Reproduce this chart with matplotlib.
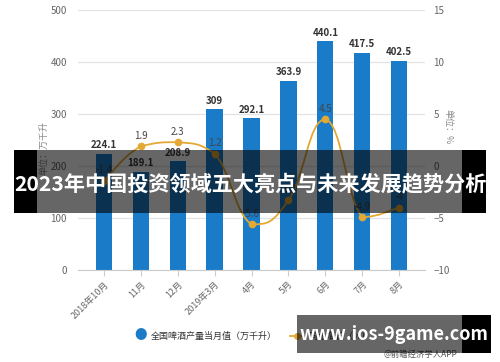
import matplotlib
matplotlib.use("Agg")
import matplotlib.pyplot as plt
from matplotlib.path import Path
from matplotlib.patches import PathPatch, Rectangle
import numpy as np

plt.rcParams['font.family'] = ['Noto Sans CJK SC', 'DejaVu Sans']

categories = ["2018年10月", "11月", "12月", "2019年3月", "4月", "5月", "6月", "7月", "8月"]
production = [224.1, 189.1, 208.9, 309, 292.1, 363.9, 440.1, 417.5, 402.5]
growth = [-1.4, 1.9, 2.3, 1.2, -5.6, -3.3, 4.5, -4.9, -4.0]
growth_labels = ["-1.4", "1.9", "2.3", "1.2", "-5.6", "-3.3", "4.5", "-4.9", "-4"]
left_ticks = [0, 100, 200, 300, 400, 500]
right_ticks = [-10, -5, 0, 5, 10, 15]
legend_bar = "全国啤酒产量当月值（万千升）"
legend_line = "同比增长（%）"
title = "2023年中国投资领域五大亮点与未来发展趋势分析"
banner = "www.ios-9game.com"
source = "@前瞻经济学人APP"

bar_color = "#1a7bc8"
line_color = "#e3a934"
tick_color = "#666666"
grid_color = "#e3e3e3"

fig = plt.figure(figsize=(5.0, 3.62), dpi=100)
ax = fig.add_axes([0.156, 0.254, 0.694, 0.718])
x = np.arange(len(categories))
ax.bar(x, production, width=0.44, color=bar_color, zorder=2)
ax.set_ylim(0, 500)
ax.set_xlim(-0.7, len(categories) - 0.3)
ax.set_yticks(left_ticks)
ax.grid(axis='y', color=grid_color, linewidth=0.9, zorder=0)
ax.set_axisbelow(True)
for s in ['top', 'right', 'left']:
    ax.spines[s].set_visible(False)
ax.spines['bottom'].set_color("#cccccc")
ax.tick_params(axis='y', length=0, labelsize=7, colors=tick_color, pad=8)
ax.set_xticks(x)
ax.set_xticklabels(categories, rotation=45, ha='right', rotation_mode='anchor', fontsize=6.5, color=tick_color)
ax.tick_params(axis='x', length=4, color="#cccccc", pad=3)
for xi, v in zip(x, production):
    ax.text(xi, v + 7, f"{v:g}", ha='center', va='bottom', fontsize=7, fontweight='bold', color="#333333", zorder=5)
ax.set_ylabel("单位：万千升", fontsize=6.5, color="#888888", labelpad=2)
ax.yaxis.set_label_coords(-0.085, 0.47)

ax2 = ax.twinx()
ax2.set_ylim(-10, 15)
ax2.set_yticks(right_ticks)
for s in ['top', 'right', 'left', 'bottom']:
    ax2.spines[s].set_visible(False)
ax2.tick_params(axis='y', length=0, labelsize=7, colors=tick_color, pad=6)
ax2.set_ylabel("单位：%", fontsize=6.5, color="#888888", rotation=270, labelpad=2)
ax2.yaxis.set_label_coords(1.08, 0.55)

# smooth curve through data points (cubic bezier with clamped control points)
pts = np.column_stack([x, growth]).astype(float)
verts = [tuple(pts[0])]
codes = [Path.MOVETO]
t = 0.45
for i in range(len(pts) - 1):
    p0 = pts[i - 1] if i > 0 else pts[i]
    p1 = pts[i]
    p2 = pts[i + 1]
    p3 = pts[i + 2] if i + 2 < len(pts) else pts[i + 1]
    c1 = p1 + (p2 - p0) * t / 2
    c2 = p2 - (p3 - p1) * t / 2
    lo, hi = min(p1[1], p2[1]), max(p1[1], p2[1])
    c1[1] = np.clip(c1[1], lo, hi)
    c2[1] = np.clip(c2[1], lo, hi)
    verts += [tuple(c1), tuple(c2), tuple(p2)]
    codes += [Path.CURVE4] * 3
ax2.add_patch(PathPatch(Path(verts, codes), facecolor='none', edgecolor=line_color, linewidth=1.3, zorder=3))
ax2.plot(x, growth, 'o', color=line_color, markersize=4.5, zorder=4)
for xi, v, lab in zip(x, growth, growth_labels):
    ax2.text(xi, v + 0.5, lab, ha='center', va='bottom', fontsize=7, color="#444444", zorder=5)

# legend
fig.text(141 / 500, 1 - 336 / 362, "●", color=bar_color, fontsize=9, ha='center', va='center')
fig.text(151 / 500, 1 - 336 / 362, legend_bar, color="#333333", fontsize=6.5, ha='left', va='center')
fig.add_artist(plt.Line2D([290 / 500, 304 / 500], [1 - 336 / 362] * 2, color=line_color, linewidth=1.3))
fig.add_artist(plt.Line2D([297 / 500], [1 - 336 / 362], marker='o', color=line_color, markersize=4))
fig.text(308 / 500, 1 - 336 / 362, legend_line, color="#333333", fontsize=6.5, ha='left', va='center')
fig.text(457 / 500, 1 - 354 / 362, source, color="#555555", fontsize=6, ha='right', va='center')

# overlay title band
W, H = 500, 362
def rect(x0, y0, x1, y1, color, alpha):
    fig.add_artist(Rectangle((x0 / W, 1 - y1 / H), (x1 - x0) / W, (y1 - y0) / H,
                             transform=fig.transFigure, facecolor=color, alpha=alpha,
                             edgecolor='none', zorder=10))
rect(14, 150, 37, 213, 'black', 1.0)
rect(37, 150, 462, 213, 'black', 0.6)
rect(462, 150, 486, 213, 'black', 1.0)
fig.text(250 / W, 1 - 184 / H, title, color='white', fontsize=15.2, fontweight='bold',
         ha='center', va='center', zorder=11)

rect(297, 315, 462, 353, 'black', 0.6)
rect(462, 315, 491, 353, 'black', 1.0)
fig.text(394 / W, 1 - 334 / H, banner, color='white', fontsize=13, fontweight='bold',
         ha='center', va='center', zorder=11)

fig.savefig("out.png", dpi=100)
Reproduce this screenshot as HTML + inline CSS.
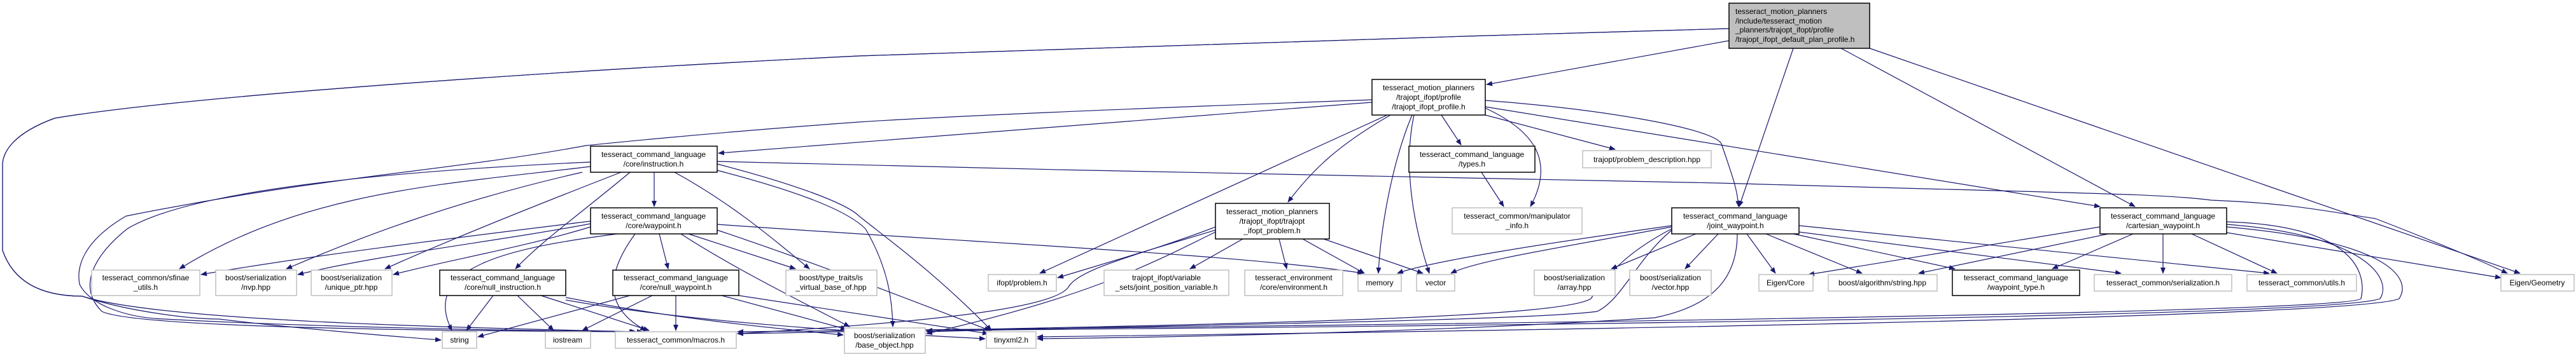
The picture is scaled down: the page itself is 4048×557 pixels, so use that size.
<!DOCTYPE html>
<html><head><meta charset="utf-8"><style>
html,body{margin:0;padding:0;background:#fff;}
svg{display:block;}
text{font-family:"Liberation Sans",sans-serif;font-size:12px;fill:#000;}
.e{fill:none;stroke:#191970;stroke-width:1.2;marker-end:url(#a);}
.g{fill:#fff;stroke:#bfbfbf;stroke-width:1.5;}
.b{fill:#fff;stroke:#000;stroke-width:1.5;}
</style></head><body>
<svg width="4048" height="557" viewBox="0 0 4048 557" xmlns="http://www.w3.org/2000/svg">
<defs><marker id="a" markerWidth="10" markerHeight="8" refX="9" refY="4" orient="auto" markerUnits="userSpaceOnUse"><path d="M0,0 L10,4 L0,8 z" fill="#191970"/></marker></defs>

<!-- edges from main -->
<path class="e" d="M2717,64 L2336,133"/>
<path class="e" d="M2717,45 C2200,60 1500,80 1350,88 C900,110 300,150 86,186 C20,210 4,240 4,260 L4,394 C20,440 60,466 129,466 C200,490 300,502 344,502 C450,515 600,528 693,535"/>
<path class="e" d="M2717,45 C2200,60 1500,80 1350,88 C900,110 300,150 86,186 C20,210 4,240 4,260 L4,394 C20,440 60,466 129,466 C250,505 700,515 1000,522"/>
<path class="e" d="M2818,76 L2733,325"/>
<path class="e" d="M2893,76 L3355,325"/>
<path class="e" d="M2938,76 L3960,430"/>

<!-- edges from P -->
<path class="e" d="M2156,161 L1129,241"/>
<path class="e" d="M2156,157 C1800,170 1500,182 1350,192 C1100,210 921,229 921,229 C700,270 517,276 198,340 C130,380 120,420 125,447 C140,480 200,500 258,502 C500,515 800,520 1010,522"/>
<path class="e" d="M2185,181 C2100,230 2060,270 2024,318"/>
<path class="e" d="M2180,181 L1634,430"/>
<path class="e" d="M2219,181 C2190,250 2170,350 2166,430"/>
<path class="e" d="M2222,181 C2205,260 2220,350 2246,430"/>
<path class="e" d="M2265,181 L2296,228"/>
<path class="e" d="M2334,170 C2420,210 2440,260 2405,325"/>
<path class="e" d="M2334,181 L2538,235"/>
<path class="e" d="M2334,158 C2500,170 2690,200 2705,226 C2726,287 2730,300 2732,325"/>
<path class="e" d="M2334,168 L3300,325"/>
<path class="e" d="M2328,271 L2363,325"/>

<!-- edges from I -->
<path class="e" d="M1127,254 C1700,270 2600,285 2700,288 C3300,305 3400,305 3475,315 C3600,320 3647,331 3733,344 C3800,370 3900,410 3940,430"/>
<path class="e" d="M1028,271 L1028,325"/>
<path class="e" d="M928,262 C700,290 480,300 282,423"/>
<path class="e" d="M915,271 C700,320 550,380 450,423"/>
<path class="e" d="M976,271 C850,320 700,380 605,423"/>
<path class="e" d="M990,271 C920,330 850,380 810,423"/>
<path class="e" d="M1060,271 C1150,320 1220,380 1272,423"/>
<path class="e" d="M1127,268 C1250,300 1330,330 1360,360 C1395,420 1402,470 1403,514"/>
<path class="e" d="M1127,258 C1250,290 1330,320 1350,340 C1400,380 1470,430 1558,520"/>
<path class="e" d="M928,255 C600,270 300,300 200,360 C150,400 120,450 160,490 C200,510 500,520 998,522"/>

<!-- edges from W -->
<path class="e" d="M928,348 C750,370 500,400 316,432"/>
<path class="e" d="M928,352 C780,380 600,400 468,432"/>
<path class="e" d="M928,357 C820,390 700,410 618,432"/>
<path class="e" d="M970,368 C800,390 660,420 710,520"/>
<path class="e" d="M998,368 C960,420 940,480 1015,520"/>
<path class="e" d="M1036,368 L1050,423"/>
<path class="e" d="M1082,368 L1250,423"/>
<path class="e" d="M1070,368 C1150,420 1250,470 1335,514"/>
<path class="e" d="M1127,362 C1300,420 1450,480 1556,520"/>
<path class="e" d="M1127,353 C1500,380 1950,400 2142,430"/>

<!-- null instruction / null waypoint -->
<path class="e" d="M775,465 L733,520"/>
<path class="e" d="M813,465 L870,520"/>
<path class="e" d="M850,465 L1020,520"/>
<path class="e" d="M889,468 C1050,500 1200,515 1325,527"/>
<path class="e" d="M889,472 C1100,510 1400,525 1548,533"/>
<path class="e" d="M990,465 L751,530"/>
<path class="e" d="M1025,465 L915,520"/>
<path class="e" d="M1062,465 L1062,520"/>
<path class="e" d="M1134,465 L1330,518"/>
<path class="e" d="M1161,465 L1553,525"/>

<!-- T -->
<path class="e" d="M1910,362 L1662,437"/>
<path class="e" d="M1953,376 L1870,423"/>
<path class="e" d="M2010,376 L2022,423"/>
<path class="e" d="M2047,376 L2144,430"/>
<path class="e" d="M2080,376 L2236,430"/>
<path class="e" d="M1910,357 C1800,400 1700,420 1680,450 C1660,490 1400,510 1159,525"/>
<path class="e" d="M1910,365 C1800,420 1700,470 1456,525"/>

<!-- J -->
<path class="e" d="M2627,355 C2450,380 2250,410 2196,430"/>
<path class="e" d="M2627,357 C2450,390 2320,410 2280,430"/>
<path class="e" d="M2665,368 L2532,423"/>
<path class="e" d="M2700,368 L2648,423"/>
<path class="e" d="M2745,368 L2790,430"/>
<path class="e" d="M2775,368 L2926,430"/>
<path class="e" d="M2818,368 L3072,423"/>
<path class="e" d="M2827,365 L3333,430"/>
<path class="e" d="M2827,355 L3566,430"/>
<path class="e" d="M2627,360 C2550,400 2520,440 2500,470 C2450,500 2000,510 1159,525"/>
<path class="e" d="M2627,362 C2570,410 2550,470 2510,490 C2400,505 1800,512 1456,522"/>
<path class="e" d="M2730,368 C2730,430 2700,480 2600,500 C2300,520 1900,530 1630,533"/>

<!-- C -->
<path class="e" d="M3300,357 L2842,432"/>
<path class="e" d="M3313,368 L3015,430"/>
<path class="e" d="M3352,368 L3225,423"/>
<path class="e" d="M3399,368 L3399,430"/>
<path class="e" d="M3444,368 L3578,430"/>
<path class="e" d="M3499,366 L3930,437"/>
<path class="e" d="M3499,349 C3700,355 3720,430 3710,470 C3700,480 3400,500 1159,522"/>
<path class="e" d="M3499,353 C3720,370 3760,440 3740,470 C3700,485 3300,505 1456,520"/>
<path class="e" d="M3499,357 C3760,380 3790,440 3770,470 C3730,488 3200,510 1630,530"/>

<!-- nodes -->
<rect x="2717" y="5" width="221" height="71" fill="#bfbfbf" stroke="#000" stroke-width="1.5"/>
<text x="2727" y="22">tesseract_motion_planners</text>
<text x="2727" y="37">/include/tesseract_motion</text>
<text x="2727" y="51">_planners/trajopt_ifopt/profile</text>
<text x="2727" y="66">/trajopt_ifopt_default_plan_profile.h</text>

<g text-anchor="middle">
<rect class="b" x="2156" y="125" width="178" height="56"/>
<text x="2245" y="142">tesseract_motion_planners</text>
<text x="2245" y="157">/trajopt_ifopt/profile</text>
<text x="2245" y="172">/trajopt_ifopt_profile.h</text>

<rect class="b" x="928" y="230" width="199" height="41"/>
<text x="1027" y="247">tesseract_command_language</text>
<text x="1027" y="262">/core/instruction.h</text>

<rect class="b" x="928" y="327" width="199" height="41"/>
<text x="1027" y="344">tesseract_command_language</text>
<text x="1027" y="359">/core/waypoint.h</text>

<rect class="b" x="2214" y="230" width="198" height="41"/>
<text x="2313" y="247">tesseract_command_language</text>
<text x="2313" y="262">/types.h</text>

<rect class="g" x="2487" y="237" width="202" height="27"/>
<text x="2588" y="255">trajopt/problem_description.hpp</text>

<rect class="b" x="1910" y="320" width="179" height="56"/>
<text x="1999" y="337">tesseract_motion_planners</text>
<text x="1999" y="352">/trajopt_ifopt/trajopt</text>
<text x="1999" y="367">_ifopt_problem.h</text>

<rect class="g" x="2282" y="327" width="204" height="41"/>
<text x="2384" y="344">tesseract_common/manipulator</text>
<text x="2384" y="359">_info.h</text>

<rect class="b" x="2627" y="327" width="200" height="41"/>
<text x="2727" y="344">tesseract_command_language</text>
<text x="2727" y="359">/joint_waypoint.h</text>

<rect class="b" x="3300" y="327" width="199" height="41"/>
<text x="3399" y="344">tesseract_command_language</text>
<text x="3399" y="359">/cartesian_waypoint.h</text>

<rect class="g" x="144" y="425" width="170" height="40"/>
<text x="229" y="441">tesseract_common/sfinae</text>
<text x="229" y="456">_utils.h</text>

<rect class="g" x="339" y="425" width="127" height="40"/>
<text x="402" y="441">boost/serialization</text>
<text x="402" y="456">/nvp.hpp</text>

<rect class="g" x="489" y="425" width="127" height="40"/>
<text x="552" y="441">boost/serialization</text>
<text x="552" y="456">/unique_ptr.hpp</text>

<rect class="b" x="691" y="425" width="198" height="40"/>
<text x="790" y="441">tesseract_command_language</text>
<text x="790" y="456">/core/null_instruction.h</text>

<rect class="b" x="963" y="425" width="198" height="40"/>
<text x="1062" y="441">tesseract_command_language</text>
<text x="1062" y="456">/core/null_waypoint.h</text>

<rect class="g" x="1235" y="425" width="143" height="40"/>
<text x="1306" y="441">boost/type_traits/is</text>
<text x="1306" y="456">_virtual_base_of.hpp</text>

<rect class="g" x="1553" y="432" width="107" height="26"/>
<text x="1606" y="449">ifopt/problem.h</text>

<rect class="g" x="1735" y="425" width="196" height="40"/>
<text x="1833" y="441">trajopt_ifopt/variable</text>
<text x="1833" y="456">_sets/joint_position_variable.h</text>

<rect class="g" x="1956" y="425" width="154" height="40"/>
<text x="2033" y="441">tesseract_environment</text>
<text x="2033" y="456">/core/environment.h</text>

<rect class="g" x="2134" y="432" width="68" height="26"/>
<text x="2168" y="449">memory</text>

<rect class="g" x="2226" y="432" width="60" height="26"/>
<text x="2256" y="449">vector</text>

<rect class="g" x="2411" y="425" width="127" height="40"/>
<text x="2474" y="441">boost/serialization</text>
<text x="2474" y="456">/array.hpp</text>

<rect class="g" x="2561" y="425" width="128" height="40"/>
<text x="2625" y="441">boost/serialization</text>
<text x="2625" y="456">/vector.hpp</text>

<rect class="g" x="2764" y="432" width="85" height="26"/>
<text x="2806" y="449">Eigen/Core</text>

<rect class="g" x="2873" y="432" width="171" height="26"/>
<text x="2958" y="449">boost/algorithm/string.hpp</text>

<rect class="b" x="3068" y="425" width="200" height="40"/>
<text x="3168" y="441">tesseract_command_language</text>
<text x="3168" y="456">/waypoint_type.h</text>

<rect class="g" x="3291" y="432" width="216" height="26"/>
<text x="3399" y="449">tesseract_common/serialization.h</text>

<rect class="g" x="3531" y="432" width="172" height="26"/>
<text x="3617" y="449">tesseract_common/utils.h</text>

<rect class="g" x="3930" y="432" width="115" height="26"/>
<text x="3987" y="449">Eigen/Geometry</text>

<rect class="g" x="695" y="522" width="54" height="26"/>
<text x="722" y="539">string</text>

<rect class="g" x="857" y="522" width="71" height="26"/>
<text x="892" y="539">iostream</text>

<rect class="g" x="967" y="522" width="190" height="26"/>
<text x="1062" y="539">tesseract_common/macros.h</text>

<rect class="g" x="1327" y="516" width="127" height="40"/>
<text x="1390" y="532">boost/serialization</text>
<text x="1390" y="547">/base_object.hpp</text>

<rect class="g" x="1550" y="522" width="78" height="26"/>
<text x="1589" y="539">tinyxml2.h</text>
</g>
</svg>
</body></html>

##########

• **BRIEF**: Please extract exactly the lines of the data, from the first through the line containing "plt.rcParams['font.family'] = ['Noto", and add no pictures to the copy.

• **THE COMPLETED TASK**:
Reproduce this chart with matplotlib.
import matplotlib
matplotlib.use("Agg")
import matplotlib.pyplot as plt
from matplotlib.path import Path
from matplotlib.patches import PathPatch, Rectangle
import numpy as np

plt.rcParams['font.family'] = ['Noto Sans CJK SC', 'DejaVu Sans']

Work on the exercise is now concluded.